Saya
memang selalu tertarik mengoleksi buku, walau kadang tak seimbang dengan
kemampuan saya membaca, sehingga sering jadi tumpukan belaka. Tapi, untuk
melengkapi buku sejenis yang sudah saya miliki sebelumnya The Wisdom of
Confusius, maka saya harus medapatkannya. Lao Zi memang tidak setenar
Konfusius, tapi ditengarai sebagai filsuf lebih senior yang hidup antara tahun
600 SM.
Ternyata,
bukan cuma saya yang tertarik terhadap buku falsafah Lao Zi ini.
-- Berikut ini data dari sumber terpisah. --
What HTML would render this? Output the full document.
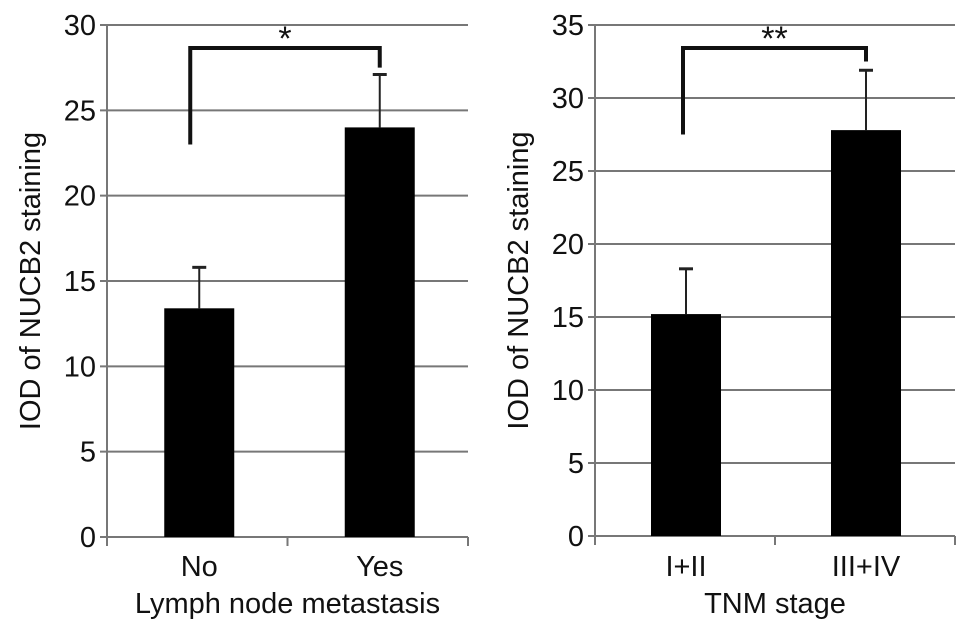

Konon pada masa dahulu
seorang biksu Jepang pun mengagumi isi Dao De Jing, sehingga memutuskan untuk
menerjemahkan dan menerbitkan buku itu ke dalam bahasanya sendiri. Namun karena
ia tidak punya uang, maka ia harus bersabar dengan mengumpulkan dana terlebih
dahulu agar dapat mewujudkan impiannya itu.
Mengumpulkan
dana pada masa itu juga bukanlah persoalan mudah bahkan boleh dibilang sangat
sulit sekali. Apalagi bagi seorang biksu yang hanya mengandalkan derma dan
sumbangan kebaikan hati para pengunjung biaranya. Karena dana yang dibutuhkan
cukup besar, maka ia membutuhkan waktu sepuluh tahun dengan cara
mengumpulkannya sedikit demi sedikit.
Sepuluh
tahun bukanlah waktu yang singkat dan mudah dijalani. Membutuhkan kesabaran
ekstra, keuletan ekstra dan keinginan kuat bagi biksu ini untuk dapat
mewujudkannya cita-citanya. Namun, ketika uang itu sudah terkumpul, ternyata
malah terjadi musibah, penyakit sampar yang menyerang negerinya membuat rakyat
banyak menderita.
Melihat
rakyat menderita, sang biksu mengurungkan niat semula. Uang yang sudah
dikumpulkannya selama itu, digunakan untuk membantu meringankan penderitaan
orang-orang yang sakit. Setelah situasi kembali normal, dia mencoba
mengumpulkan dana lagi demi untuk menerbitkan keseluruhan isi dari buku Dao De
Jing itu.
Tanpa
terasa sepuluh tahun pun berlalu. Tapi naas, ketika uang sudah terkumpul dan
siap mencetak buku tersebut, terjadi musibah gempa laut yang menyebabkan
rumah-rumah penduduk pada roboh dan hancur. Lagi-lagi biksu ini merelakan
seluruh uang tabungannya untuk menolong memperbaiki rumah-rumah yang terkena
musibah.
Sepuluh
tahun lagi berlalu, dia mengumpulkan uang lagi dan akhirnya bangsa Jepang bisa
juga ikut membaca Dao De Jing ini. Orang-orang bijak mengatakan bahwa sang
biksu telah menerbitkan tiga buku Dao De Jing, dua dalam versi yang tidak kasat
mata dan satu dalam bentuk tercetak. Kadang-kadang buku ‘tidak kasat mata’ yang
muncul dari kemurahan hati terhadap sesama sama pentingnya dengan buku-buku
yang mengisi perpustakaan kita.
Biksu
ini telah mengajarkan kepada kita, untuk menjadi orang yang meyakini mimpi
kita, tetap setia dengan tujuan kita, dan terus berjuang mewujudkannya,
sekaligus tidak boleh mengabaikan sesama.
Salam
SUKSES, HIDUP LUAR BIASA.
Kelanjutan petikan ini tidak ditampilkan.